Dengan kata lain, perpecahan umat Islam dewasa ini (khusunya bangsa Arab dan negara-negara Arab) tidak lain adalah bagian dari “dosa-dosa” bangsa Arab terhadap kekhalifahan Utsmani dan umat Islam secara keseluruhan. Mereka lebih berpihak pada Inggris dari pada Utsmani yang berperang atas nama umat Islam.
Maka apa yang dikatakan oleh Hadratussyeikh Hasyim Asy’ari benar adanya, “Sungguh kebenaran bisa lemah karena perselisihan dan perpecahan. Sementara kebatilan kadang menjadi kuat sebab persatuan dan kekompakan”

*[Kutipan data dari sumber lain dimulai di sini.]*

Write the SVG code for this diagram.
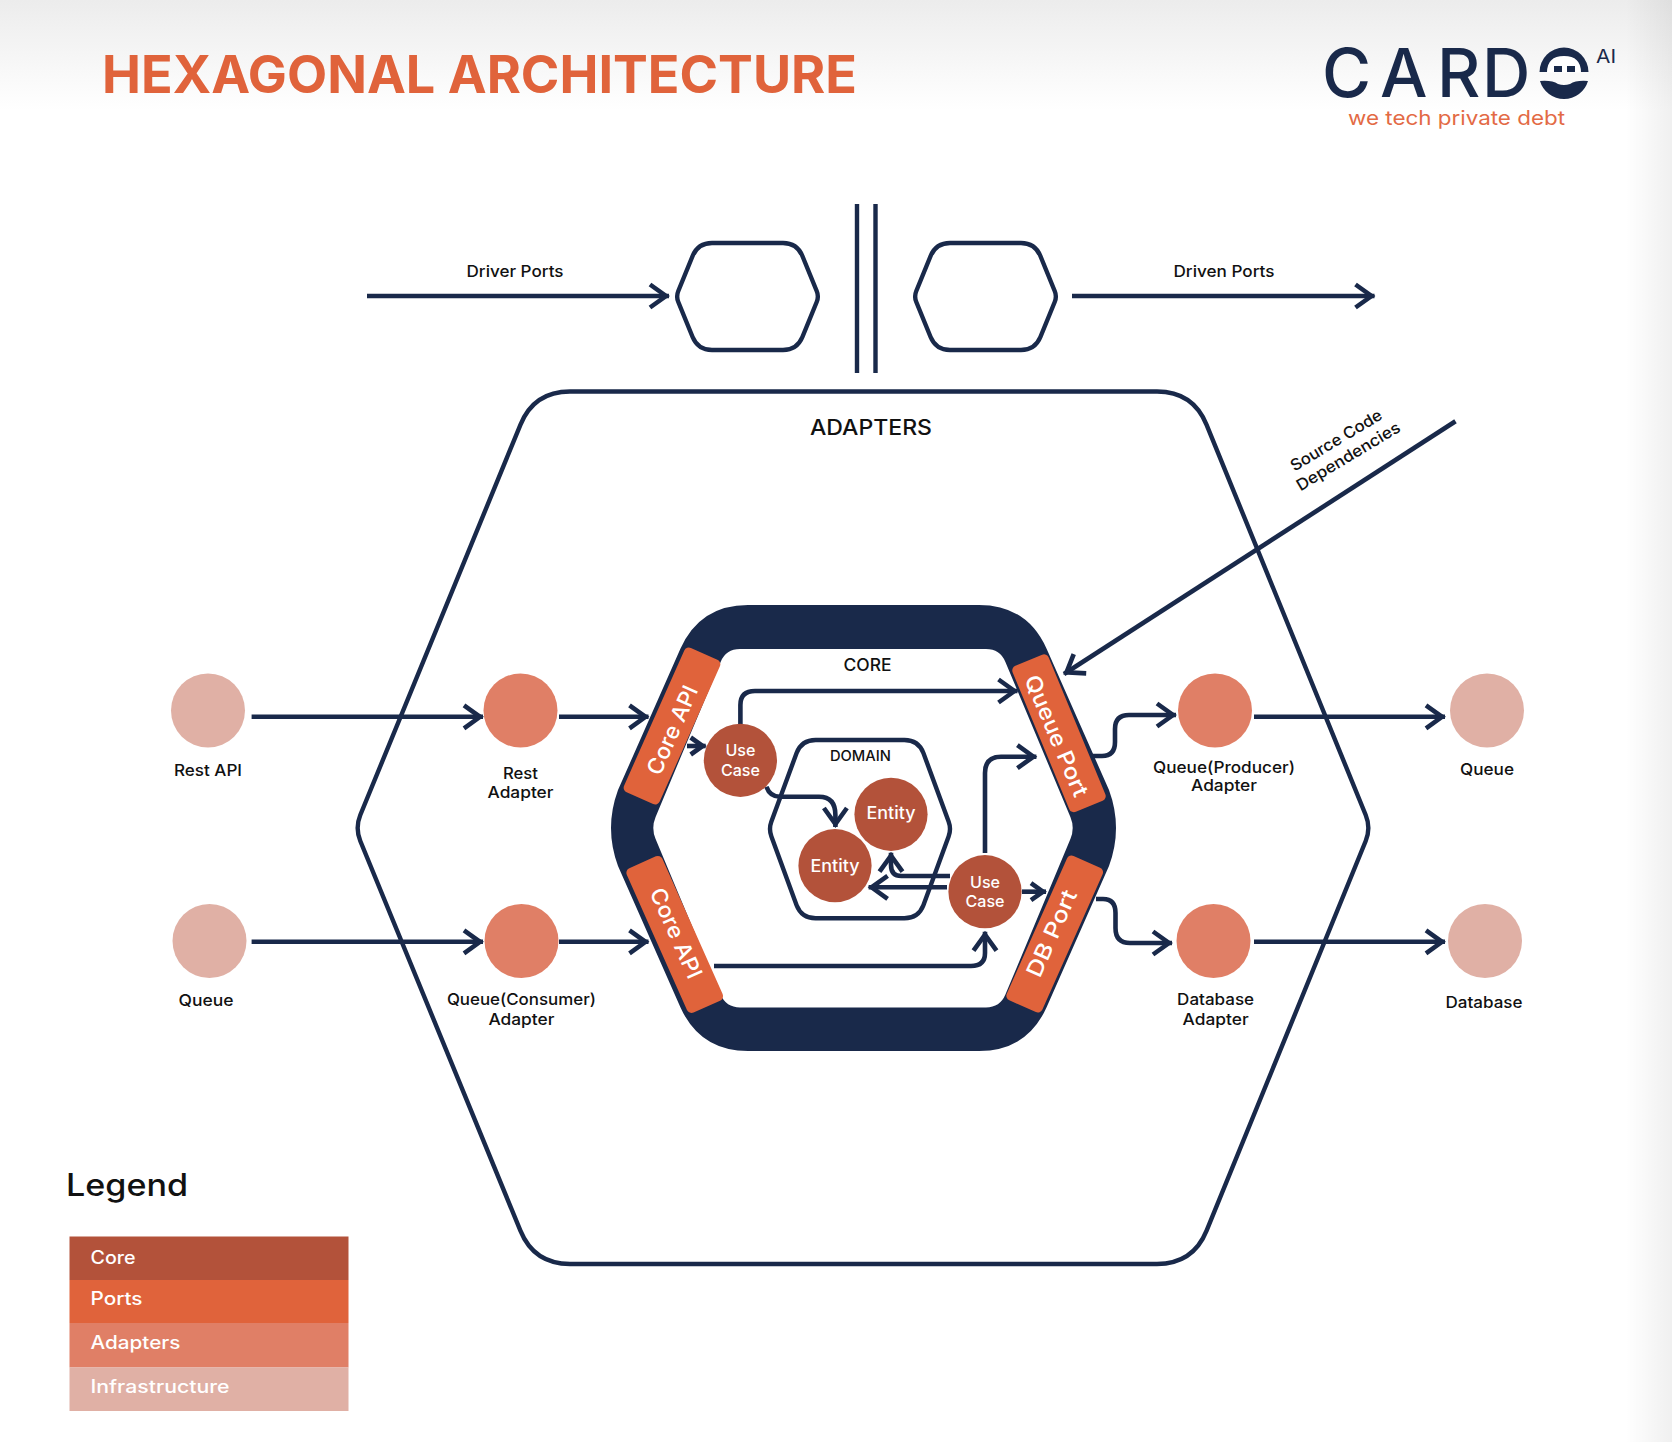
<svg xmlns="http://www.w3.org/2000/svg" xmlns:xlink="http://www.w3.org/1999/xlink" width="1672" height="1442" viewBox="0 0 1672 1442">
<style>
text{font-family:"Inter","Open Sans","Liberation Sans",sans-serif;fill:#111;font-weight:500}
.lb{font-size:16px;text-anchor:middle}
.wt{fill:#fff;text-anchor:middle}
.port{fill:#e0633b}
.ptx{font-size:22px;fill:#fff;text-anchor:middle}
.core{fill:#b3523a}.adp{fill:#e07f66}.inf{fill:#e0b0a5}
.ln{fill:none;stroke:#19294a;stroke-width:4.6;marker-end:url(#h)}
.sm{marker-end:url(#s)}
.hx{fill:none;stroke:#19294a;stroke-width:4.4}
.lg{font-size:18px;fill:#fff}
</style>
<defs>
<linearGradient id="tg" x1="0" y1="0" x2="0" y2="1"><stop offset="0" stop-color="#ececec"/><stop offset="1" stop-color="#fff"/></linearGradient>
<linearGradient id="rg" x1="0" y1="0" x2="1" y2="0"><stop offset="0" stop-color="#000" stop-opacity="0"/><stop offset="1" stop-color="#000" stop-opacity="0.06"/></linearGradient>
<marker id="h" markerUnits="userSpaceOnUse" markerWidth="40" markerHeight="40" viewBox="-2 -20 40 40" refX="22" refY="0" orient="auto" overflow="visible"><path d="M3,-11.5 L19,0 L3,11.5" fill="none" stroke="#19294a" stroke-width="4.6"/></marker>
<marker id="s" markerUnits="userSpaceOnUse" markerWidth="40" markerHeight="40" viewBox="-2 -20 40 40" refX="18" refY="0" orient="auto" overflow="visible"><path d="M3,-8.5 L15,0 L3,8.5" fill="none" stroke="#19294a" stroke-width="4.6"/></marker>
<path id="sh" d="M678.3 291 L692.6 256 Q698 243 712 243 L783 243 Q797 243 802.4 256 L816.7 291 Q819 296.5 816.7 302 L802.4 337 Q797 350 783 350 L712 350 Q698 350 692.6 337 L678.3 302 Q676 296.5 678.3 291 Z"/>
</defs>
<rect width="1672" height="1442" fill="#fff"/>
<rect width="1672" height="110" fill="url(#tg)"/>
<rect x="1625" width="47" height="1442" fill="url(#rg)"/>

<text x="102" y="93" font-size="52" style="fill:#e0633b;font-weight:700" textLength="755" lengthAdjust="spacingAndGlyphs">HEXAGONAL ARCHITECTURE</text>

<g id="logo">
<text x="1322 1380 1437 1482" y="97" font-size="67" style="fill:#19294a;font-weight:500">CARD</text>
<path d="M1539.5 72 A24.5 24.5 0 0 1 1588.5 72 Z" fill="#19294a"/>
<path d="M1547 72.5 Q1547 56 1564 56 Q1581 56 1581 72.5 Z" fill="#fff"/>
<rect x="1554" y="66" width="8" height="6" fill="#19294a"/>
<rect x="1567" y="66" width="8" height="6" fill="#19294a"/>
<path d="M1540 81 Q1552 80 1558 84 Q1564 86 1570 84 Q1576 80 1588 81 A25 25 0 0 1 1540 81 Z" fill="#19294a"/>
<text x="1596" y="63" font-size="18" style="fill:#19294a;font-weight:400" textLength="20" lengthAdjust="spacingAndGlyphs">AI</text>
<text x="1348" y="125" font-size="20" style="fill:#e36a45;font-weight:400" textLength="217" lengthAdjust="spacingAndGlyphs">we tech private debt</text>
</g>

<g id="driver-hex"><use xlink:href="#sh" href="#sh" class="hx"/></g>
<g id="driven-hex"><use xlink:href="#sh" href="#sh" class="hx" transform="translate(238 0)"/></g>
<g id="boundary"><path d="M857 204V373M875.5 204V373" class="hx"/></g>

<g id="adapters-hex">
<path class="hx" d="M360.3 815 L520.4 424.8 Q534 391.5 570 391.5 L1157 391.5 Q1193 391.5 1206.6 424.8 L1365.7 815 Q1371 828 1365.7 841 L1206.6 1230.7 Q1193 1264 1157 1264 L570 1264 Q534 1264 520.4 1230.7 L360.3 841 Q355 828 360.3 815 Z"/>
<text x="871" y="435" font-size="21" text-anchor="middle" textLength="122" lengthAdjust="spacingAndGlyphs">ADAPTERS</text>
</g>

<g id="core-hex">
<path fill="#19294a" fill-rule="evenodd" d="M618 790 L680.4 648.8 Q700 605 748 605 L979 605 Q1027 605 1046.6 648.8 L1109 790 Q1123 828 1109 866 L1046.6 1007.2 Q1027 1051 979 1051 L748 1051 Q700 1051 680.4 1007.2 L618 866 Q604 828 618 790 Z M655.6 817 L720.6 661.9 Q726 649 740 649 L986 649 Q1000 649 1005.4 661.9 L1070.4 817 Q1075 828 1070.4 839 L1005.4 994.6 Q1000 1007.5 986 1007.5 L740 1007.5 Q726 1007.5 720.6 994.6 L655.6 839 Q651 828 655.6 817 Z"/>
<text x="867.5" y="671" font-size="17" text-anchor="middle" textLength="48" lengthAdjust="spacingAndGlyphs">CORE</text>
</g>

<g id="domain-hex">
<path class="hx" d="M771.4 821.5 L796.6 753 Q801.6 740 815.6 740 L904.4 740 Q918.4 740 923.4 753 L948.6 821.5 Q951.4 829 948.6 836.5 L923.4 905.3 Q918.4 918.3 904.4 918.3 L815.6 918.3 Q801.6 918.3 796.6 905.3 L771.4 836.5 Q768.6 829 771.4 821.5 Z"/>
<text x="860.4" y="761" font-size="14" text-anchor="middle" textLength="61" lengthAdjust="spacingAndGlyphs">DOMAIN</text>
</g>

<g id="connectors">
<path class="ln" d="M367 296H669"/>
<path class="ln" d="M1072 296H1374.5"/>
<path class="ln" d="M251.6 716.8H483"/>
<path class="ln" d="M559 716.8H648.5"/>
<path class="ln" d="M251.6 941.8H483"/>
<path class="ln" d="M559 941.8H648.5"/>
<path class="ln" d="M1254 716.8H1445"/>
<path class="ln" d="M1254 941.8H1445"/>
<path class="ln" d="M1092 756 L1102 756 Q1115 756 1115 742 L1115 729 Q1115 715 1129 715 L1176 715"/>
<path class="ln" d="M1096 899 L1103 899 Q1115.5 899 1115.5 913 L1115.5 928 Q1115.5 943 1130 943 L1172 943"/>
<path class="ln" d="M1455.5 421.3 L1064 674"/>
<path class="ln" d="M740.4 725 L740.4 705 Q740.4 691 755 691 L1017.5 691"/>
<path class="ln sm" d="M687 746 L705.7 746"/>
<path class="ln" d="M766.4 786.7 Q770 796.7 780 796.7 L819 796.7 Q835.4 796.7 835.4 815 L835.4 827"/>
<path class="ln" d="M985 853 L985 773 Q985 756.7 1001 756.7 L1036.4 756.7"/>
<path class="ln" d="M950 876 L901.4 876 Q891 876 891 865 L891 852.7"/>
<path class="ln" d="M947 887.3 L868.6 887.3"/>
<path class="ln sm" d="M1022 891.7 L1046 891.7"/>
<path class="ln" d="M714 966 L971 966 Q985 966 985 953 L985 931.7"/>
</g>

<g id="port-core-api-1"><rect x="-19.5" y="-79" width="39" height="158" rx="5" class="port" transform="translate(672 726) rotate(24)"/><text class="ptx" transform="translate(672 730) rotate(-66) translate(0 8)" textLength="95" lengthAdjust="spacingAndGlyphs">Core API</text></g>
<g id="port-core-api-2"><rect x="-19.5" y="-79" width="39" height="158" rx="5" class="port" transform="translate(674.7 934.4) rotate(-24)"/><text class="ptx" transform="translate(676.4 933) rotate(66) translate(0 8)" textLength="97" lengthAdjust="spacingAndGlyphs">Core API</text></g>
<g id="port-queue"><rect x="-19.5" y="-79" width="39" height="158" rx="5" class="port" transform="translate(1059 733.3) rotate(-22.5)"/><text class="ptx" transform="translate(1056.8 735.7) rotate(67) translate(0 8)" textLength="130" lengthAdjust="spacingAndGlyphs">Queue Port</text></g>
<g id="port-db"><rect x="-19.5" y="-79" width="39" height="158" rx="5" class="port" transform="translate(1054.7 934) rotate(24)"/><text class="ptx" transform="translate(1051.4 933.3) rotate(-66) translate(0 8)" textLength="93" lengthAdjust="spacingAndGlyphs">DB Port</text></g>

<g id="use-case-1"><circle cx="740.4" cy="760.3" r="36.6" class="core"/><text class="wt" x="740.4" y="756" font-size="16" textLength="30" lengthAdjust="spacingAndGlyphs">Use</text><text class="wt" x="740.4" y="775.7" font-size="16" textLength="39" lengthAdjust="spacingAndGlyphs">Case</text></g>
<g id="use-case-2"><circle cx="985" cy="891.7" r="36.6" class="core"/><text class="wt" x="985" y="887.7" font-size="16" textLength="30" lengthAdjust="spacingAndGlyphs">Use</text><text class="wt" x="985" y="907.3" font-size="16" textLength="39" lengthAdjust="spacingAndGlyphs">Case</text></g>
<g id="entity-1"><circle cx="891" cy="814.3" r="36.6" class="core"/><text class="wt" x="891" y="819.3" font-size="17" textLength="49" lengthAdjust="spacingAndGlyphs">Entity</text></g>
<g id="entity-2"><circle cx="835" cy="865.7" r="36.6" class="core"/><text class="wt" x="835" y="871.7" font-size="17" textLength="49" lengthAdjust="spacingAndGlyphs">Entity</text></g>

<g id="rest-api"><circle cx="208" cy="710.5" r="37" class="inf"/><text class="lb" x="208" y="775.5" textLength="68" lengthAdjust="spacingAndGlyphs">Rest API</text></g>
<g id="queue-in"><circle cx="209.5" cy="941" r="37" class="inf"/><text class="lb" x="206" y="1006" textLength="55" lengthAdjust="spacingAndGlyphs">Queue</text></g>
<g id="queue-out"><circle cx="1487" cy="710.5" r="37" class="inf"/><text class="lb" x="1487" y="774.5" textLength="54" lengthAdjust="spacingAndGlyphs">Queue</text></g>
<g id="database"><circle cx="1485" cy="941" r="37" class="inf"/><text class="lb" x="1484" y="1008" textLength="77" lengthAdjust="spacingAndGlyphs">Database</text></g>
<g id="rest-adapter"><circle cx="520.5" cy="710.5" r="37" class="adp"/><text class="lb" x="520.5" y="778.6" textLength="35" lengthAdjust="spacingAndGlyphs">Rest</text><text class="lb" x="520.5" y="798" textLength="66" lengthAdjust="spacingAndGlyphs">Adapter</text></g>
<g id="queue-consumer-adapter"><circle cx="521.5" cy="941" r="37" class="adp"/><text class="lb" x="521.4" y="1004.7" textLength="149" lengthAdjust="spacingAndGlyphs">Queue(Consumer)</text><text class="lb" x="521.4" y="1024.5" textLength="66" lengthAdjust="spacingAndGlyphs">Adapter</text></g>
<g id="queue-producer-adapter"><circle cx="1215" cy="710.5" r="37" class="adp"/><text class="lb" x="1224" y="772.5" textLength="142" lengthAdjust="spacingAndGlyphs">Queue(Producer)</text><text class="lb" x="1224" y="791" textLength="66" lengthAdjust="spacingAndGlyphs">Adapter</text></g>
<g id="database-adapter"><circle cx="1213.5" cy="941" r="37" class="adp"/><text class="lb" x="1215.6" y="1004.7" textLength="77" lengthAdjust="spacingAndGlyphs">Database</text><text class="lb" x="1215.6" y="1024.5" textLength="66" lengthAdjust="spacingAndGlyphs">Adapter</text></g>

<g id="labels">
<text class="lb" x="515" y="277" textLength="97" lengthAdjust="spacingAndGlyphs">Driver Ports</text>
<text class="lb" x="1224" y="277" textLength="101" lengthAdjust="spacingAndGlyphs">Driven Ports</text>
<text class="lb" transform="translate(1339 445) rotate(-31)" textLength="104" lengthAdjust="spacingAndGlyphs">Source Code</text>
<text class="lb" transform="translate(1351 461) rotate(-31)" textLength="118" lengthAdjust="spacingAndGlyphs">Dependencies</text>
</g>

<g id="legend">
<text x="66" y="1196" font-size="31" textLength="122" lengthAdjust="spacingAndGlyphs">Legend</text>
<rect x="69.5" y="1236.5" width="279" height="43.5" class="core"/>
<rect x="69.5" y="1280" width="279" height="43" class="port"/>
<rect x="69.5" y="1323" width="279" height="44.5" class="adp"/>
<rect x="69.5" y="1367.5" width="279" height="43.5" class="inf"/>
<text class="lg" x="90.5" y="1264.3" textLength="45" lengthAdjust="spacingAndGlyphs">Core</text>
<text class="lg" x="90.5" y="1305" textLength="52" lengthAdjust="spacingAndGlyphs">Ports</text>
<text class="lg" x="90.5" y="1349" textLength="90" lengthAdjust="spacingAndGlyphs">Adapters</text>
<text class="lg" x="90.5" y="1392.8" textLength="139" lengthAdjust="spacingAndGlyphs">Infrastructure</text>
</g>
</svg>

Konflik di negeri Arab dewasa ini mencerminkan apa yang telah difatwakan oleh Hadratussyeikh Hasyim Asy’ari, perang saudara (Libya, Suriah, Yaman), perbedaan pandangan di Liga Arab, perseteruan identitas Arab-Persia (Wahabi vs Syi’ah), Perang Sipil Israel-Palestina dan gerakan sparatisme di Arab merupakan buah dari “pemberontakan bangsa Arab” di masa Perang Dunia I terhadap khalifah.